Source of energy and income

A key player in Abu Dhabi is Masdar [3], commercially driven and totally owned by the governmental Mubadala Development Company. The enterprise was established in 2006 in order to become the catalyst for economic diversification of the Emirate. Masdar is the Arab word for source, which in this case, can refer to source of income and/or source of energy.

The company is widely praised for its accomplishments on research, education and implementation of renewable energy production and environmental industry.

To name three feathers in Masdars’ fantail:

Zero waste, Zero carbon

Like the sky scraping city of Abu Dhabi itself, everything is big if not biggest, large if not largest, and shiny. And it is appealing too. Take a look at Masdar City, under construction now, but, according to its own website, aiming to ‘house 40,000 residents and hundreds of businesses and to integrate the full range of renewable energy and sustainability technologies, across a living and working community. As with most dynamic technology clusters, the city has a top-notch research university that is a source for innovation, technologies, R&D and highly skilled graduates.’

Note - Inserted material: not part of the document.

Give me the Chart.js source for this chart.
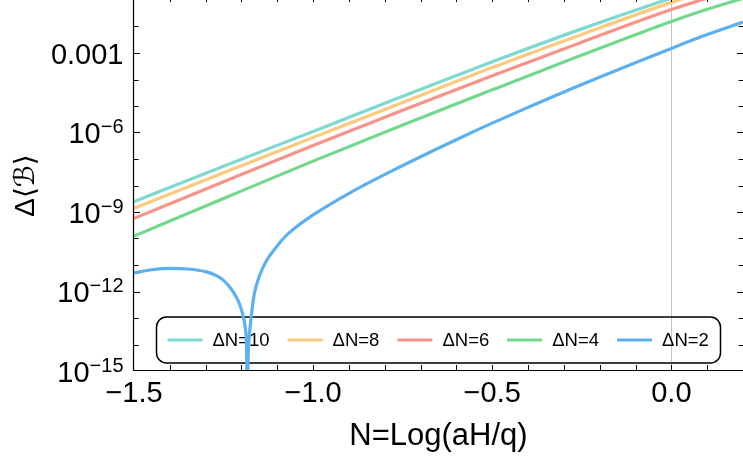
<!DOCTYPE html>
<html>
<head>
<meta charset="utf-8">
<script src="https://cdn.jsdelivr.net/npm/chart.js@4.4.0/dist/chart.umd.min.js"></script>
<style>
html,body{margin:0;padding:0;background:#fff;overflow:hidden;}
#wrap{width:743px;height:465px;position:relative;}
</style>
</head>
<body>
<div id="wrap"><canvas id="c" width="743" height="465"></canvas></div>
<script>
// ---------- data ----------
const seriesLabels = ['ΔN=10', 'ΔN=8', 'ΔN=6', 'ΔN=4', 'ΔN=2'];
const seriesColors = ['#7fd9cf', '#fcca7e', '#f8938a', '#72d98c', '#5cb0ef'];

const nUpper = [-1.5, -1.25, -1.0, -0.75, -0.5, -0.25, 0.0, 0.1, 0.2];
const dN10 = [2.45e-9, 5.37e-8, 1.10e-6, 2.34e-5, 4.68e-4, 8.13e-3, 0.1175, 0.316, 0.794];
const dN8  = [1.38e-9, 3.02e-8, 6.46e-7, 1.35e-5, 2.82e-4, 5.01e-3, 8.13e-2, 0.219, 0.562];
const dN6  = [5.75e-10, 1.38e-8, 3.24e-7, 6.92e-6, 1.38e-4, 2.57e-3, 4.37e-2, 0.1175, 0.302];
const dN4  = [1.23e-10, 3.24e-9, 8.32e-8, 1.91e-6, 4.07e-5, 8.32e-4, 1.55e-2, 4.47e-2, 0.115];

const nBlue = [-1.5, -1.45, -1.40, -1.35, -1.30, -1.27, -1.25, -1.23, -1.215, -1.204, -1.195, -1.19,
  -1.187, -1.1855, -1.1845, -1.1835, -1.1825, -1.181, -1.179, -1.174, -1.165, -1.16, -1.15, -1.14,
  -1.129, -1.11, -1.083, -1.064, -1.0, -0.897, -0.757, -0.562, -0.3945, -0.255, 0.0, 0.1, 0.2];
const dN2 = [5.01e-12, 6.61e-12, 7.41e-12, 7.08e-12, 5.62e-12, 3.98e-12, 2.63e-12, 1.32e-12, 6.31e-13, 3.02e-13, 1.12e-13, 5.01e-14,
  2.0e-14, 5.01e-15, 5.01e-16, 1e-17, 5.01e-16, 5.01e-15, 1.58e-14, 7.94e-14, 7.08e-13, 1.41e-12, 3.80e-12, 7.94e-12,
  1.55e-11, 3.55e-11, 1.0e-10, 1.78e-10, 7.76e-10, 5.31e-9, 5.08e-8, 9.42e-7, 9.57e-6, 6.10e-5, 1.49e-3, 4.94e-3, 1.47e-2];

const xTickValues = [-1.5, -1.0, -0.5, 0.0];
const xTickLabels = ['−1.5', '−1.0', '−0.5', '0.0'];
const yTickValues = [1e-15, 1e-12, 1e-9, 1e-6, 1e-3];
const yTickLabels = ['10^−15', '10^−12', '10^−9', '10^−6', '0.001'];
const xTitle = 'N=Log(aH/q)';
const yTitle = 'Δ⟨ℬ⟩';

// ---------- helpers ----------
const FONT = '"Liberation Sans", Arial, Helvetica, "DejaVu Sans", sans-serif';
function pts(xs, ys) { return xs.map((v, i) => ({x: v, y: ys[i]})); }

const seriesData = [pts(nUpper, dN10), pts(nUpper, dN8), pts(nUpper, dN6), pts(nUpper, dN4), pts(nBlue, dN2)];

const datasets = seriesData.map((d, i) => ({
  label: seriesLabels[i],
  data: d,
  borderColor: seriesColors[i],
  backgroundColor: seriesColors[i],
  borderWidth: 3.2,
  pointRadius: 0,
  fill: false,
  cubicInterpolationMode: 'monotone',
  clip: 0,
  order: 5 - i
}));

const framePlugin = {
  id: 'frame',
  beforeDatasetsDraw(chart) {
    const {ctx, chartArea: a, scales: {x}} = chart;
    ctx.save();
    // reference line at N = 0
    const x0 = Math.round(x.getPixelForValue(0)) + 0.5;
    ctx.strokeStyle = '#c6c6c6';
    ctx.lineWidth = 1;
    ctx.beginPath(); ctx.moveTo(x0, a.top); ctx.lineTo(x0, a.bottom); ctx.stroke();

    // legend box
    const bx = a.left + 22.5, by = a.bottom - 54, bw = a.right - a.left - 45, bh = 46;
    ctx.strokeStyle = '#000';
    ctx.lineWidth = 1.5;
    ctx.beginPath();
    ctx.roundRect(bx, by, bw, bh, 10);
    ctx.stroke();
    ctx.font = '18.5px ' + FONT;
    ctx.textBaseline = 'middle';
    ctx.textAlign = 'left';
    const cy = by + bh / 2;
    let cx = bx + 11;
    seriesLabels.forEach((lab, i) => {
      ctx.strokeStyle = seriesColors[i];
      ctx.lineWidth = 3;
      ctx.beginPath(); ctx.moveTo(cx, cy); ctx.lineTo(cx + 35, cy); ctx.stroke();
      cx += 45;
      ctx.fillStyle = '#000';
      ctx.fillText(lab, cx, cy + 1);
      cx += ctx.measureText(lab).width + 18;
    });
    ctx.restore();
  },
  afterDatasetsDraw(chart) {
    const {ctx, chartArea: a, scales: {x, y}} = chart;
    ctx.save();
    ctx.strokeStyle = '#000';
    ctx.lineWidth = 1.2;
    // axis lines
    ctx.beginPath();
    ctx.moveTo(a.left - 0.5, a.top); ctx.lineTo(a.left - 0.5, a.bottom);
    ctx.moveTo(a.left - 1, a.bottom - 0.5); ctx.lineTo(a.right, a.bottom - 0.5);
    ctx.stroke();
    ctx.lineWidth = 1;
    ctx.beginPath();
    // x ticks (bottom and top)
    x.ticks.forEach(t => {
      const px = Math.round(x.getPixelForValue(t.value)) + 0.5;
      if (px < a.left + 1 || px > a.right - 1) return;
      ctx.moveTo(px, a.bottom); ctx.lineTo(px, a.bottom - 6);
      ctx.moveTo(px, a.top); ctx.lineTo(px, a.top + 2);
    });
    // y ticks (left and right)
    y.ticks.forEach(t => {
      const py = Math.round(y.getPixelForValue(t.value)) + 0.5;
      if (py < a.top + 1 || py > a.bottom - 1) return;
      const major = yTickValues.some(v => Math.abs(Math.log10(v) - Math.log10(t.value)) < 1e-6);
      const len = major ? 6 : 4.5;
      ctx.moveTo(a.left, py); ctx.lineTo(a.left + len, py);
      ctx.moveTo(a.right, py); ctx.lineTo(a.right - len, py);
    });
    ctx.stroke();
    ctx.restore();
  },
  afterDraw(chart) {
    const {ctx, chartArea: a, scales: {y}} = chart;
    ctx.save();
    ctx.fillStyle = '#000';
    const rightX = a.left - 10.5;
    yTickValues.forEach((v, i) => {
      const py = y.getPixelForValue(v);
      const lab = yTickLabels[i];
      ctx.textAlign = 'right';
      ctx.textBaseline = 'alphabetic';
      if (lab.includes('^')) {
        const [base, exp] = lab.split('^');
        ctx.font = '20px ' + FONT;
        const ew = ctx.measureText(exp).width;
        ctx.fillText(exp, rightX, py + 0.5);
        ctx.font = '29px ' + FONT;
        ctx.fillText(base, rightX - ew, py + 10.5);
      } else {
        ctx.font = '29px ' + FONT;
        ctx.fillText(lab, rightX, py + 10.5);
      }
    });
    ctx.restore();
  }
};

new Chart(document.getElementById('c'), {
  type: 'line',
  data: { datasets },
  plugins: [framePlugin],
  options: {
    responsive: false,
    animation: false,
    devicePixelRatio: 1,
    layout: { padding: 0 },
    plugins: { legend: { display: false }, tooltip: { enabled: false } },
    scales: {
      x: {
        type: 'linear',
        min: -1.5,
        max: 0.2,
        grid: { display: false, drawTicks: false },
        border: { display: false },
        afterBuildTicks(scale) {
          const t = [];
          for (let k = -15; k <= 2; k++) t.push({ value: k / 10 });
          scale.ticks = t;
        },
        afterFit(scale) { scale.height = 94; },
        ticks: {
          autoSkip: false,
          maxRotation: 0,
          minRotation: 0,
          padding: 0,
          color: '#000',
          font: { family: FONT, size: 29, lineHeight: '46px' },
          callback(value) {
            const idx = xTickValues.findIndex(v => Math.abs(v - value) < 1e-9);
            return idx >= 0 ? xTickLabels[idx] : '';
          }
        },
        title: {
          display: true,
          text: xTitle,
          color: '#000',
          font: { family: FONT, size: 31 },
          padding: { top: 0, bottom: 10 }
        }
      },
      y: {
        type: 'logarithmic',
        min: 1e-15,
        max: 1e-1,
        grid: { display: false, drawTicks: false },
        border: { display: false },
        ticks: { display: false },
        afterBuildTicks(scale) {
          const t = [];
          for (let k = -15; k <= -1; k++) t.push({ value: Math.pow(10, k) });
          scale.ticks = t;
        },
        afterFit(scale) { scale.width = 134; },
        title: {
          display: true,
          text: yTitle,
          color: '#000',
          font: { family: FONT, size: 28 },
          padding: { top: 9, bottom: 0 }
        }
      }
    }
  }
});
</script>
</body>
</html>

Who would not want to live in such a city, where there are no cars in the streets, but an underground magnetic light rail provides individual transportation? Masdar City is designed combining clean technology (zero waste, zero carbon) and renewable energy with ancient wisdom on how to build in the hot Arab area; narrow streets, thick walls, natural air conditioning from wind towers and thousand and one night curves organically weaving the buildings through the city leading to public gardens and theatres.

Zero compassion

But the question is, who is actually digging foundations and stapling bricks for the Emirates ecotown and at what cost? Abu Dhabi has a poor record where it comes to human rights for (third world) immigrant workers. March 2010, Amnesty International blogger Seenandheard [8] writes: […] slave-labour conditions inflicted on the workers brought in from the 3rd world-Bangladeshians, Indians, Sri Lankans, Filipinos and now quite fashionable around town, Nepalese workers. Wages are withheld, false ‘visa fees’ are enforced, contracts are broken and when you arrive in the UAE, the construction company or maid service who you signed up with confiscates your passport. If you’re in construction you’ll be shipped to a work camp in the desert and add to the statistics of work-related deaths (and suicides) on-site (168 on record in Abu Dhabi for the year 2004) in the half-completed skyscrapers.’

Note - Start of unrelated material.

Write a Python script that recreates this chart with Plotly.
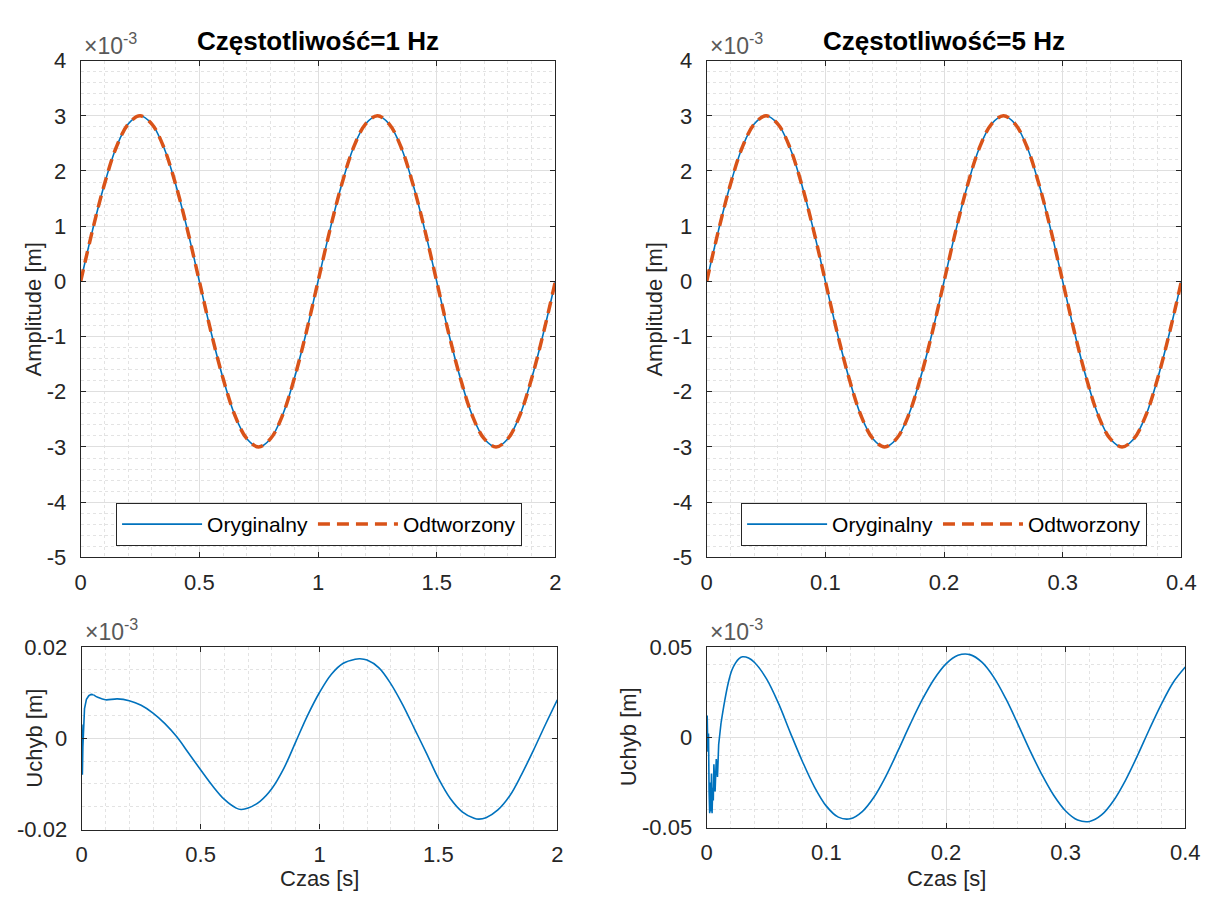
import plotly.graph_objects as go

# ---------------- data (amplitudes in units of 1e-3 m) ----------------
t_f1 = [i * 0.05 for i in range(41)]          # 0 .. 2 s
t_f5 = [i * 0.01 for i in range(41)]          # 0 .. 0.4 s
orig_vals = [0.00, 0.93, 1.76, 2.43, 2.85, 3.00, 2.85, 2.43, 1.76, 0.93,
             0.00, -0.93, -1.76, -2.43, -2.85, -3.00, -2.85, -2.43, -1.76, -0.93,
             0.00, 0.93, 1.76, 2.43, 2.85, 3.00, 2.85, 2.43, 1.76, 0.93,
             0.00, -0.93, -1.76, -2.43, -2.85, -3.00, -2.85, -2.43, -1.76, -0.93,
             0.00]
recon_vals = [0.00, 0.93, 1.76, 2.43, 2.85, 3.00, 2.85, 2.43, 1.76, 0.93,
              0.00, -0.93, -1.76, -2.43, -2.85, -3.00, -2.85, -2.43, -1.76, -0.93,
              0.00, 0.93, 1.76, 2.43, 2.85, 3.00, 2.85, 2.43, 1.76, 0.93,
              0.00, -0.93, -1.76, -2.43, -2.85, -3.00, -2.85, -2.43, -1.76, -0.93,
              0.00]

# error, 1 Hz: initial transient then smooth part
t_e1_tr = [0.0, 0.001, 0.002, 0.003, 0.005, 0.008, 0.012, 0.02, 0.03, 0.04, 0.05]
e1_tr = [0.002, 0.003, -0.004, -0.008, -0.002, 0.003, 0.0065, 0.0085, 0.0093, 0.0096, 0.0095]
t_e1 = [0.05, 0.07, 0.1, 0.15, 0.2, 0.25, 0.3, 0.35, 0.4, 0.45, 0.5, 0.55, 0.6, 0.65, 0.67,
        0.7, 0.75, 0.8, 0.85, 0.9, 0.95, 1.0, 1.05, 1.1, 1.15, 1.17, 1.2, 1.25, 1.3,
        1.35, 1.4, 1.45, 1.5, 1.55, 1.6, 1.65, 1.67, 1.7, 1.75, 1.8, 1.85, 1.9, 1.95, 2.0]
e1 = [0.0095, 0.0089, 0.0084, 0.0086, 0.0082, 0.0072, 0.0055, 0.0032, 0.0003, -0.0033,
      -0.0069, -0.0104, -0.0134, -0.0153, -0.0156, -0.0153, -0.0138, -0.0110, -0.0066,
      -0.0008, 0.0050, 0.0100, 0.0140, 0.0164, 0.0173, 0.0174, 0.0171, 0.0154, 0.0119,
      0.0073, 0.0020, -0.0033, -0.0088, -0.0132, -0.0161, -0.0175, -0.0177, -0.0174,
      -0.0157, -0.0126, -0.0079, -0.0026, 0.0030, 0.0084]

# error, 5 Hz: transient then smooth part
t_e5_tr = [0.0, 0.0004, 0.001, 0.0015, 0.002, 0.0025, 0.003, 0.0035, 0.004, 0.0045,
           0.005, 0.0055, 0.006, 0.007, 0.008, 0.009, 0.010, 0.012]
e5_tr = [0.0, 0.012, -0.008, 0.002, -0.030, -0.042, -0.025, -0.041, -0.020, -0.042,
         -0.028, -0.035, -0.015, -0.030, -0.012, -0.022, -0.004, 0.008]
t_e5 = [0.012, 0.015, 0.018, 0.021, 0.024, 0.027, 0.030, 0.035, 0.04, 0.05, 0.06, 0.07,
        0.08, 0.09, 0.10, 0.11, 0.12, 0.13, 0.14, 0.15, 0.16, 0.17, 0.18, 0.19, 0.20,
        0.21, 0.22, 0.23, 0.24, 0.25, 0.26, 0.27, 0.28, 0.29, 0.30, 0.31, 0.32, 0.33,
        0.34, 0.35, 0.36, 0.37, 0.38, 0.39, 0.40]
e5 = [0.008, 0.020, 0.030, 0.037, 0.041, 0.0435, 0.0445, 0.0438, 0.0413, 0.0323, 0.0187,
      0.0023, -0.0134, -0.0274, -0.0381, -0.0442, -0.0451, -0.0411, -0.0329, -0.0212,
      -0.0073, 0.0071, 0.0206, 0.0321, 0.0406, 0.0453, 0.0457, 0.0415, 0.0331, 0.0213,
      0.0074, -0.0071, -0.0205, -0.0321, -0.0408, -0.0458, -0.0466, -0.0430, -0.0351,
      -0.0238, -0.0102, 0.0044, 0.0183, 0.0304, 0.0388]

titles = ["Częstotliwość=1 Hz", "Częstotliwość=5 Hz"]
amp_ticks = [4, 3, 2, 1, 0, -1, -2, -3, -4, -5]
x1_ticks = [0, 0.5, 1, 1.5, 2]
x5_ticks = [0, 0.1, 0.2, 0.3, 0.4]
e1_ticks = [0.02, 0, -0.02]
e5_ticks = [0.05, 0, -0.05]

# ---------------- styling ----------------
W, H = 1218, 898
BLUE = "#0072BD"
ORANGE = "#D95319"
AXC = "#262626"
GRID = "#DFDFDF"
MGRID = "#E3E3E3"
FONT = "Liberation Sans, Arial, Helvetica, sans-serif"


def lab(v):
    return ("%g" % v)


def px_dom(a, b, total, flip=False):
    if flip:
        return [(total - b) / total, (total - a) / total]
    return [a / total, b / total]


fig = go.Figure()

boxes = {
    1: dict(x=(76, 559), y=(50, 561)),
    2: dict(x=(713, 1196), y=(50, 561)),
    3: dict(x=(77, 561), y=(653, 841)),
    4: dict(x=(713, 1200), y=(653, 839)),
}


def axis_common():
    return dict(
        showline=True, linecolor=AXC, linewidth=1.2, mirror="ticks",
        ticks="inside", ticklen=5, tickcolor=AXC, tickwidth=1,
        showgrid=True, gridcolor=GRID, gridwidth=1, zeroline=False,
        tickfont=dict(family=FONT, size=22, color=AXC),
    )


def set_axes(i, xr, xt, xminor, yr, yt, yminor):
    xa = axis_common()
    xa.update(domain=px_dom(*boxes[i]["x"], W), range=xr, tickvals=xt,
              ticktext=[lab(v) for v in xt], anchor="y" if i == 1 else "y%d" % i,
              minor=dict(dtick=xminor, showgrid=True, gridcolor=MGRID, griddash="dot",
                         gridwidth=1, ticks=""),
              ticklabelstandoff=5)
    ya = axis_common()
    ya.update(domain=px_dom(*boxes[i]["y"], H, flip=True), range=yr, tickvals=yt,
              ticktext=[lab(v) for v in yt], anchor="x" if i == 1 else "x%d" % i,
              minor=dict(dtick=yminor, showgrid=True, gridcolor=MGRID, griddash="dot",
                         gridwidth=1, ticks=""),
              ticklabelstandoff=9)
    xk = "xaxis" if i == 1 else "xaxis%d" % i
    yk = "yaxis" if i == 1 else "yaxis%d" % i
    fig.update_layout({xk: xa, yk: ya})


set_axes(1, [0, 2], x1_ticks, 0.1, [-5, 4], amp_ticks, 0.2)
set_axes(2, [0, 0.4], x5_ticks, 0.02, [-5, 4], amp_ticks, 0.2)
set_axes(3, [0, 2], x1_ticks, 0.1, [-0.02, 0.02], e1_ticks, 0.005)
set_axes(4, [0, 0.4], x5_ticks, 0.02, [-0.05, 0.05], e5_ticks, 0.01)

# ---------------- traces ----------------
for i, (t, leg) in enumerate([(t_f1, "legend"), (t_f5, "legend2")], start=1):
    xa = "x" if i == 1 else "x%d" % i
    ya = "y" if i == 1 else "y%d" % i
    fig.add_trace(go.Scatter(x=t, y=orig_vals, mode="lines", name="Oryginalny",
                             line=dict(color=BLUE, width=1.6, shape="spline"),
                             xaxis=xa, yaxis=ya, legend=leg))
    fig.add_trace(go.Scatter(x=t, y=recon_vals, mode="lines", name="Odtworzony",
                             line=dict(color=ORANGE, width=3.5, shape="spline",
                                       dash="12px,7px"),
                             xaxis=xa, yaxis=ya, legend=leg))

fig.add_trace(go.Scatter(x=t_e1_tr, y=e1_tr, mode="lines", showlegend=False,
                         line=dict(color=BLUE, width=1.6), xaxis="x3", yaxis="y3"))
fig.add_trace(go.Scatter(x=t_e1, y=e1, mode="lines", showlegend=False,
                         line=dict(color=BLUE, width=1.6, shape="spline"),
                         xaxis="x3", yaxis="y3"))
fig.add_trace(go.Scatter(x=t_e5_tr, y=e5_tr, mode="lines", showlegend=False,
                         line=dict(color=BLUE, width=1.6), xaxis="x4", yaxis="y4"))
fig.add_trace(go.Scatter(x=t_e5, y=e5, mode="lines", showlegend=False,
                         line=dict(color=BLUE, width=1.6, shape="spline"),
                         xaxis="x4", yaxis="y4"))

# ---------------- annotations ----------------
ann = []
for i, ttl in zip((1, 2), titles):
    x0, x1 = boxes[i]["x"]
    ann.append(dict(text="<b>%s</b>" % ttl, x=(x0 + x1) / 2 / W, y=1 - 30 / H,
                    xref="paper", yref="paper", showarrow=False,
                    font=dict(family=FONT, size=26, color="black"),
                    xanchor="center", yanchor="middle"))
for i in (1, 2, 3, 4):
    x0 = boxes[i]["x"][0]
    y0 = boxes[i]["y"][0]
    ann.append(dict(text="×10<sup>-3</sup>", x=(x0 + 1) / W, y=1 - (y0 - 17) / H,
                    xref="paper", yref="paper", showarrow=False,
                    font=dict(family=FONT, size=23, color="#595959"),
                    xanchor="left", yanchor="middle"))
ytitle_x = {1: 28, 2: 660, 3: 29, 4: 633}
for i, txt in ((1, "Amplitude [m]"), (2, "Amplitude [m]"), (3, "Uchyb [m]"), (4, "Uchyb [m]")):
    y0, y1 = boxes[i]["y"]
    ann.append(dict(text=txt, x=ytitle_x[i] / W, y=1 - (y0 + y1) / 2 / H,
                    xref="paper", yref="paper", showarrow=False, textangle=-90,
                    font=dict(family=FONT, size=22, color=AXC),
                    xanchor="center", yanchor="middle"))
for i in (3, 4):
    x0, x1 = boxes[i]["x"]
    ann.append(dict(text="Czas [s]", x=(x0 + x1) / 2 / W, y=0,
                    xref="paper", yref="paper", showarrow=False,
                    font=dict(family=FONT, size=22, color=AXC),
                    xanchor="center", yanchor="bottom", yshift=-8))

legend_style = dict(orientation="h", bgcolor="white", bordercolor=AXC, borderwidth=1,
                    font=dict(family=FONT, size=21, color="black"),
                    xanchor="left", yanchor="top", xref="paper", yref="paper",
                    tracegroupgap=0, itemwidth=80)

fig.update_layout(
    width=W, height=H,
    margin=dict(l=0, r=0, t=0, b=0),
    paper_bgcolor="white", plot_bgcolor="white",
    annotations=ann,
    legend=dict(legend_style, x=112 / W, y=1 - 505 / H),
    legend2=dict(legend_style, x=748 / W, y=1 - 505 / H),
    showlegend=True,
)

fig.write_html("out.html")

John Vidal, The Guardian, starts his article on ‘Ecotopia [9]’ with the story of Nayla, a woman who, just like her husband is a working professional in Abu Dhabi, but the family with two children is living ‘in the desert’ in a two-bedroom flat surrounded by rubbish underneath the hot desert sun while paying an astronomical rent. She’ll never be able to live in a place like Masdar City though according to the author the family would be quite well of in a different part of the world. John Vidal adds another observation to this story: ‘The poorest buildings are lived in by the armies of Indian, Bangladeshi, Ethiopian and Somali “guest” workers who construct the extravagant, futuristic cities of the region at breakneck speed, but live seven or eight to a room themselves.’

Planet for the rich

It looks like Abu Dhabi’s progress on sustainability is foremost for the – extreme! – rich, aiming to keep the country and its rulers on top of global energy production and thus on top of Power and Profit. The Planet appears to be a trendy and profitable replacement for oil and gas. This way an unsustainable society of Haves and Have Nots [10] is sustained. Have and Have Nots is one of four scenarios for the future of the Energy World: ‘Beleef 2030’ (written in 2003 in Dutch). In this worldview the rich get richer, better educated and healthier, while the poor rot away in ghettos. The three P’s of sustainability in this type of society are: Power, Profit & Planet.